そして、「シャボン玉」の作詞に関しては、1908年、妻ひろとの間に長女みどりをもうけたが、生まれて7日後に亡くなった。子煩悩な雨情はそのことをたいそう悔やんでいたという。当時は乳幼児が死ぬことは珍しい事ではなかった。しかもその後、雨情は何人かの子どもに恵まれているが、子どもを失う悲しさは尋常でなく、シャボン玉の歌の本質は「鎮魂」の思いだと言われている。
さらに、ある日、故郷の茨城県磯原村(当時)で少女たちがシャボン玉を飛ばして遊んでいるのを見た雨情が、「娘が生きていたら今頃はこの子たちと遊んでいただろう」と思いながらこの「シャボン玉」を書いたと言われている。

こうした歌の背景をお伝えして、もう一度「シャボン玉」を口ずさんでもらった。
皆様、涙なしでは歌えなくなってしまった。
今までの「シャボン玉」の印象と異なったようだ。相手を知り、深く観察し理解することで、見方が変わることを多少なりとも実感していただけたように思った。

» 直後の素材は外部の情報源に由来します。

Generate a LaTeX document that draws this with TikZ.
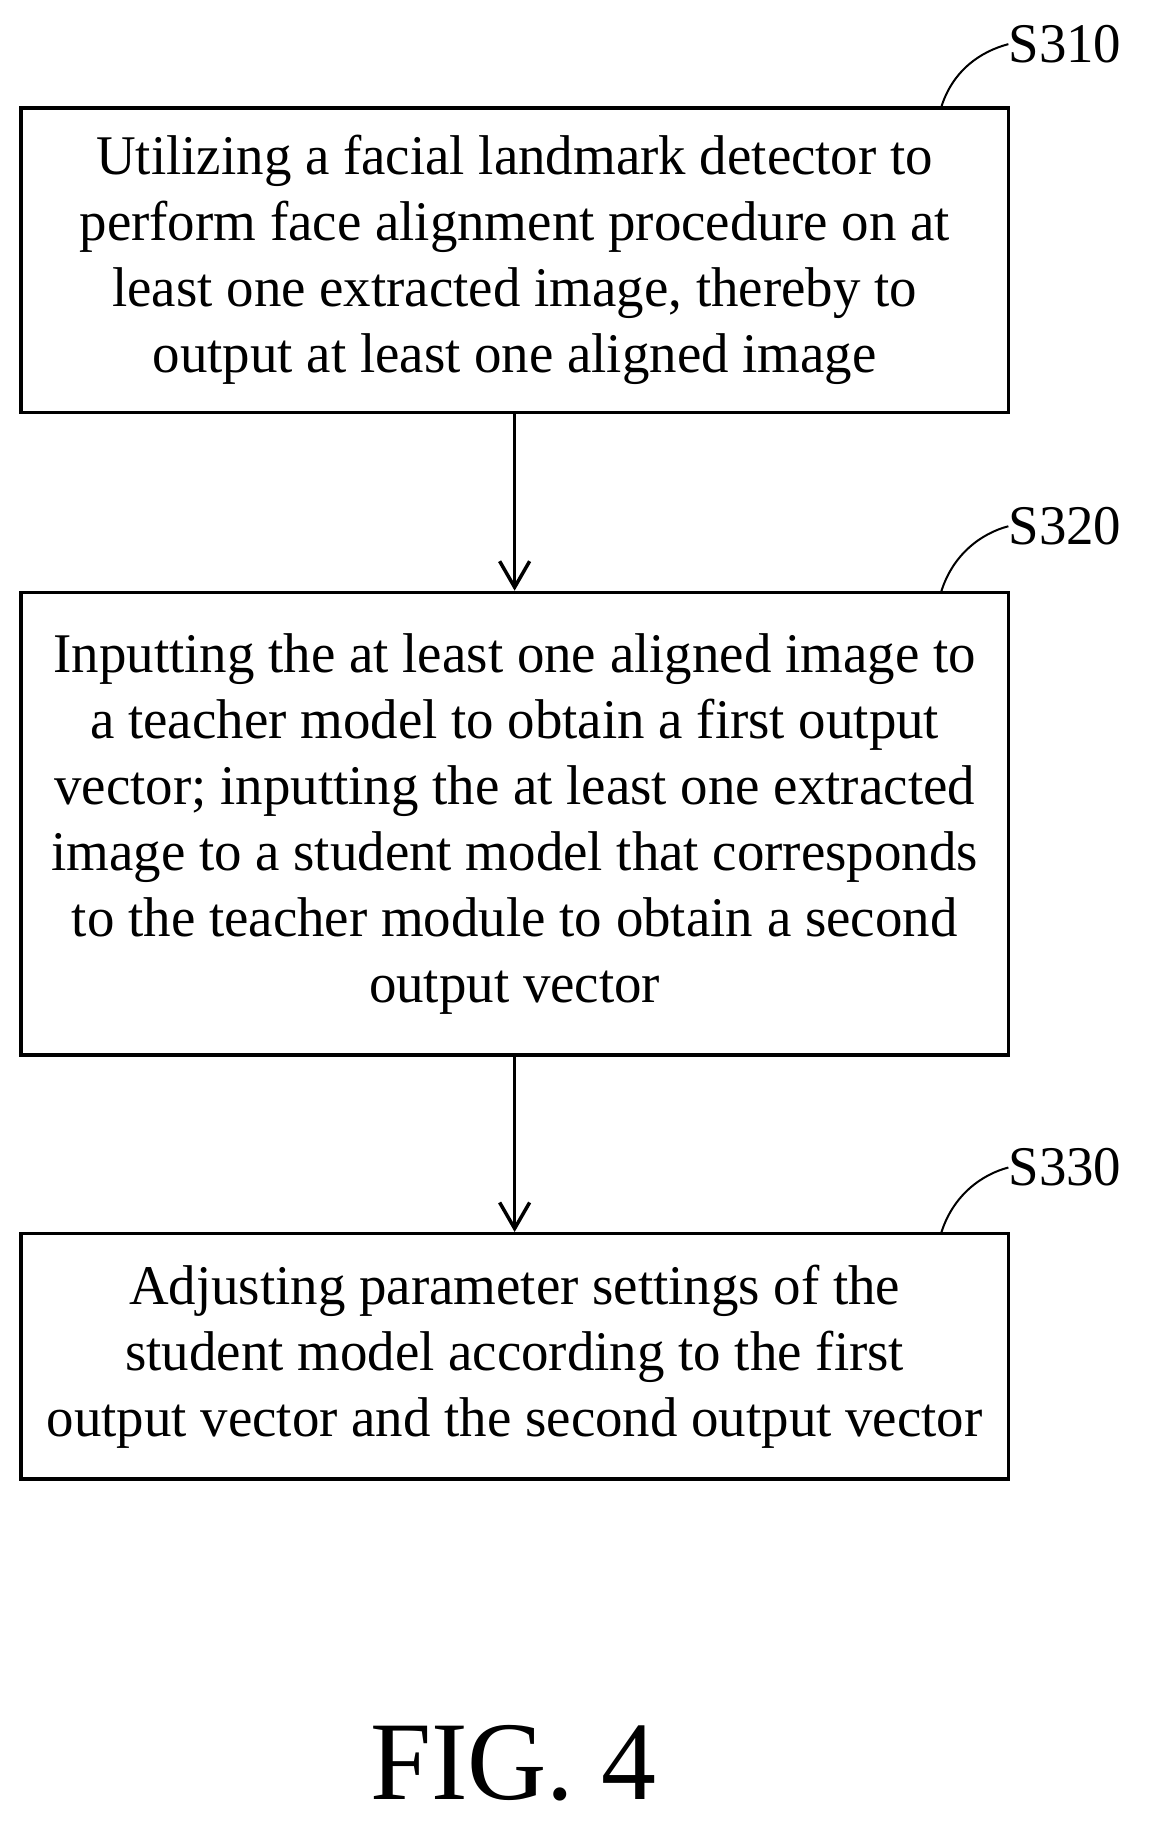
\documentclass[tikz,border=0pt]{standalone}
\usepackage{fontspec}
\setmainfont[FakeStretch=0.98]{Liberation Serif}
\usetikzlibrary{arrows.meta}
\begin{document}
\begin{tikzpicture}[x=1.1616pt,y=-1.1616pt,
  box/.style={draw,line width=3.5pt,minimum width=850*1.1616pt,align=center,
    font=\fontsize{56}{66}\selectfont,inner sep=0pt},
  lbl/.style={font=\fontsize{56}{60}\selectfont,anchor=west,inner sep=0pt},
  conn/.style={line width=3.5pt,-{Straight Barb[length=26pt,width=30pt,line width=3.5pt]}},
  lead/.style={line width=2pt}]
\useasboundingbox (0,0) rectangle (990,1577);
\node[box,minimum height=262*1.1616pt] (b1) at (443,224)
 {Utilizing a facial landmark detector to\\perform face alignment procedure on at\\least one extracted image, thereby to\\output at least one aligned image};
\node[box,minimum height=398*1.1616pt] (b2) at (443,709)
 {Inputting the at least one aligned image to\\a teacher model to obtain a first output\\vector; inputting the at least one extracted\\image to a student model that corresponds\\to the teacher module to obtain a second\\output vector};
\node[box,minimum height=211*1.1616pt] (b3) at (443,1167.5)
 {Adjusting parameter settings of the\\student model according to the first\\output vector and the second output vector};
\draw[conn] (b1.south) -- (b2.north);
\draw[conn] (b2.south) -- (b3.north);
\node[lbl] (l1) at (868,38) {S310};
\node[lbl] (l2) at (868,453) {S320};
\node[lbl] (l3) at (868,1005) {S330};
\coordinate (c1) at (810,93);
\coordinate (c2) at (810,510);
\coordinate (c3) at (810,1062);
\draw[lead] (c1) .. controls (820,60) and (845,44) .. (l1.west);
\draw[lead] (c2) .. controls (820,477) and (845,459) .. (l2.west);
\draw[lead] (c3) .. controls (820,1029) and (845,1011) .. (l3.west);
\node[font=\fontsize{112}{120}\selectfont,inner sep=0pt] (fig) at (442,1518) {FIG. 4};
\end{tikzpicture}
\end{document}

背景を知っている私も喉が詰まってしまう。

ちなみに雨情は7歳の時に母親を亡くしており、童謡「七つの子」で子どもを思い泣いているカラスは、7歳の雨情を残して亡くなった母の心であるとも言われている。
カラス なぜなくの カラスは山に 可愛い七つの 子があるからよ
可愛い 可愛いと カラスはなくの 可愛い 可愛いと なくんだよ  

多くの解釈・諸説があるが、私はこうしたことを知ると雨情の歌に人生のはかなさや命の尊さを深く感じてしまう。



大切なことは、一方的な見方や他者の受け売りだけで判断するのではなく、絶えず多面的に知ろうとする好奇心と、俯瞰して捉える鋭い感性をもつことである。「それって本当?」「ちょっと違うんじゃないの」といった小さな疑問、好奇心を抱いたり、視点を変えて見たり、真相、本質に近づこうとする心もちが、既成概念を崩すことや、新たな発見につながり、全く違ったより大きなものを包み込むものへと変化する第一歩かと思う。